I suppose this is better :3


----------



## Bowie (Dec 8, 2015)

I have a plush of K.K. Slider that came with the official Wild World soundtrack, and I also have a plush of Bluebear which has sound effects from Wild World.


----------



## CuriousCharli (Dec 8, 2015)

Bowie said:


> I have a plush of K.K. Slider that came with the official Wild World soundtrack, and I also have a plush of Bluebear which has sound effects from Wild World.



That's awesome!


----------



## RosieThePeppyCat (Dec 8, 2015)

When my mom went to Nintendo World she seen a bunch of Animal Crossing plushies (Cyrus, Reese, Isabelle, Digby....a bunch)

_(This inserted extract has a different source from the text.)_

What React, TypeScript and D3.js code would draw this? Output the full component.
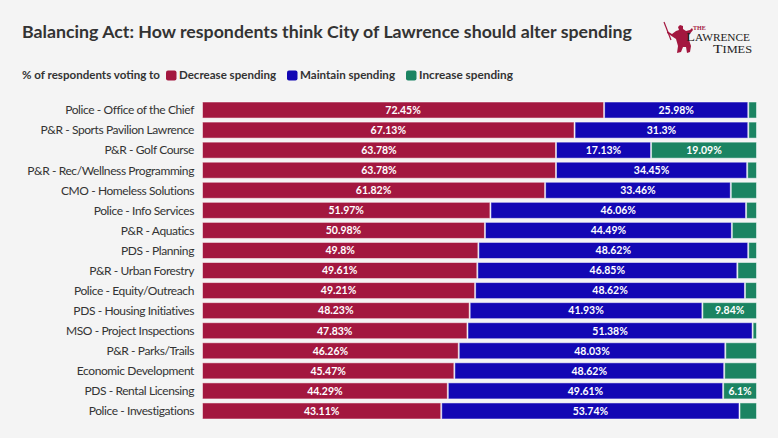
import React from "react";
import * as d3 from "d3";

const categories = [
  "Police - Office of the Chief",
  "P&R - Sports Pavilion Lawrence",
  "P&R - Golf Course",
  "P&R - Rec/Wellness Programming",
  "CMO - Homeless Solutions",
  "Police - Info Services",
  "P&R - Aquatics",
  "PDS - Planning",
  "P&R - Urban Forestry",
  "Police - Equity/Outreach",
  "PDS - Housing Initiatives",
  "MSO - Project Inspections",
  "P&R - Parks/Trails",
  "Economic Development",
  "PDS - Rental Licensing",
  "Police - Investigations",
];
const decrease = [72.45, 67.13, 63.78, 63.78, 61.82, 51.97, 50.98, 49.8, 49.61, 49.21, 48.23, 47.83, 46.26, 45.47, 44.29, 43.11];
const maintain = [25.98, 31.3, 17.13, 34.45, 33.46, 46.06, 44.49, 48.62, 46.85, 48.62, 41.93, 51.38, 48.03, 48.62, 49.61, 53.74];
const increase = [1.57, 1.57, 19.09, 1.77, 4.72, 1.97, 4.53, 1.58, 3.54, 2.17, 9.84, 0.79, 5.71, 5.91, 6.1, 3.15];

const seriesNames = ["Decrease spending", "Maintain spending", "Increase spending"];
const seriesColors = ["#a3173f", "#1307b4", "#1b8462"];

const W = 778;
const H = 438;
const FONT = "Lato, 'Open Sans', sans-serif";
const SERIF = "'Liberation Serif', 'DejaVu Serif', serif";

export default function App() {
  const rows = categories.map((c, i) => ({ cat: c, vals: [decrease[i], maintain[i], increase[i]] }));
  const x = d3.scaleLinear().domain([0, 100]).range([202, 757]);
  const y = d3.scaleBand().domain(categories).range([100, 421]).paddingInner(0.2).paddingOuter(0.1);

  const legendX = [166, 287, 406];
  const legendEnd = [276, 395, 513];

  return (
    <svg width={W} height={H} style={{ position: "absolute", left: 0, top: 0, background: "#f4f4f4" }} fontFamily={FONT}>
      <rect x={0} y={0} width={W} height={H} fill="#f4f4f4" />
      <text x={22} y={38} fontSize={17.7} fontWeight={700} fill="#333" textLength={610} lengthAdjust="spacingAndGlyphs">
        Balancing Act: How respondents think City of Lawrence should alter spending
      </text>
      {/* logo */}
      <g>
        <line x1={664} y1={22} x2={671} y2={40} stroke="#a3173f" strokeWidth={1.2} />
        <path
          d="M667,31 L672,34 L676,31 L679,30 L678,27 L680,25 L683,26 L683,29 L686,31 L690,30 L692,28 L693,30 L689,35 L689,40 L691,46 L690,52 L687,53 L686,47 L683,47 L681,52 L677,53 L678,46 L676,39 L673,37 L667,33 Z"
          fill="#a3173f"
        />
        <text x={693} y={29.5} fontSize={6} fontFamily={SERIF} fill="#a3173f" fontWeight={700}>THE</text>
        <text x={686} y={40.5} fontSize={13} fontFamily={SERIF} fill="#222" textLength={64} lengthAdjust="spacingAndGlyphs">L<tspan fontSize={10}>AWRENCE</tspan></text>
        <text x={713} y={53} fontSize={12} fontFamily={SERIF} fill="#222" textLength={39} lengthAdjust="spacingAndGlyphs">T<tspan fontSize={9.5}>IMES</tspan></text>
      </g>
      {/* legend */}
      <text x={22} y={79} fontSize={12} fontWeight={700} fill="#333" textLength={138} lengthAdjust="spacingAndGlyphs">% of respondents voting to</text>
      {legendX.map((lx, i) => (
        <g key={i}>
          <rect x={lx} y={70.5} width={10.5} height={10} rx={2} fill={seriesColors[i]} />
          <text x={lx + 13} y={79} fontSize={12} fontWeight={700} fill="#333" textLength={legendEnd[i] - lx - 13} lengthAdjust="spacingAndGlyphs">{seriesNames[i]}</text>
        </g>
      ))}
      {/* rows */}
      {rows.map((r) => {
        let acc = 0;
        const yy = y(r.cat)!;
        return (
          <g key={r.cat}>
            <text x={194} y={yy + y.bandwidth() / 2 + 4.3} fontSize={12} letterSpacing={-0.4} textAnchor="end" fill="#333">{r.cat}</text>
            {r.vals.map((v, j) => {
              const x0 = x(acc);
              acc += v;
              const x1 = x(acc);
              return (
                <g key={j}>
                  <rect x={x0 + 0.5} y={yy} width={Math.max(0, x1 - x0 - 1)} height={y.bandwidth()} fill={seriesColors[j]} stroke="#ffffff" strokeOpacity={0.5} strokeWidth={1} />
                  {v >= 6 && (
                    <text x={(x0 + x1) / 2} y={yy + y.bandwidth() / 2 + 3.8} fontSize={10.5} fontWeight={700} fill="#fff" textAnchor="middle">
                      {`${v}%`}
                    </text>
                  )}
                </g>
              );
            })}
          </g>
        );
      })}
    </svg>
  );
}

She sadly didn't buy me any :C ^


Around when Happy Home Designer my EB Games had those plushies ^
They had Porter, Timmy/Tommy, Winter Outfit Isabelle, Resetti, Kicks....it was pretty cool. I wanted them but didn't have money :C


I also know of a Rover and Timmy/Tommy World of Nintendo plushie that you can find in Target or Walmart, but I've never seen one in person. 

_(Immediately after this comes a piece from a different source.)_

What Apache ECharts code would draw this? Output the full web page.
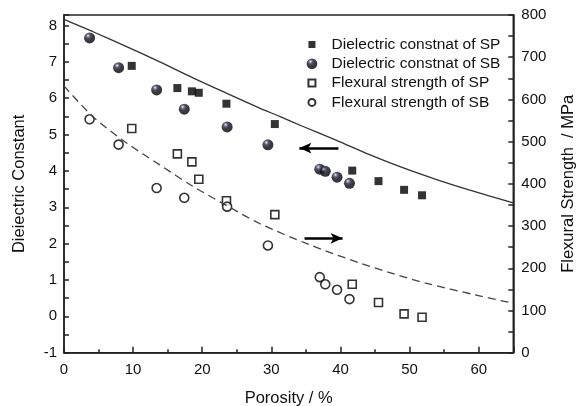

(My dream is to have a Rosie plushie I've seen them on EBay and stuff omg they are so cute <3)


----------



## CuriousCharli (Dec 10, 2015)

RosieThePeppyCat said:


> When my mom went to Nintendo World she seen a bunch of Animal Crossing plushies (Cyrus, Reese, Isabelle, Digby....a bunch)
> 
> She sadly didn't buy me any :C ^
> 
> ...



:O omg that's awessommee! And yeah Rosie is awesome. There's a big one and a keychain/small one like the Stitches i want. I'm thinking of getting a mini Bunnie i have a big one but the small one looks cute too.


----------



## Belle of Pripyat (Dec 11, 2015)

Is that one of those claw machine prizes? To be honest, he doesn't look like he should cost more than a couple of dollars. But I'm guessing it's an older toy that's not for sale anymore and that's why he's so expensive.


----------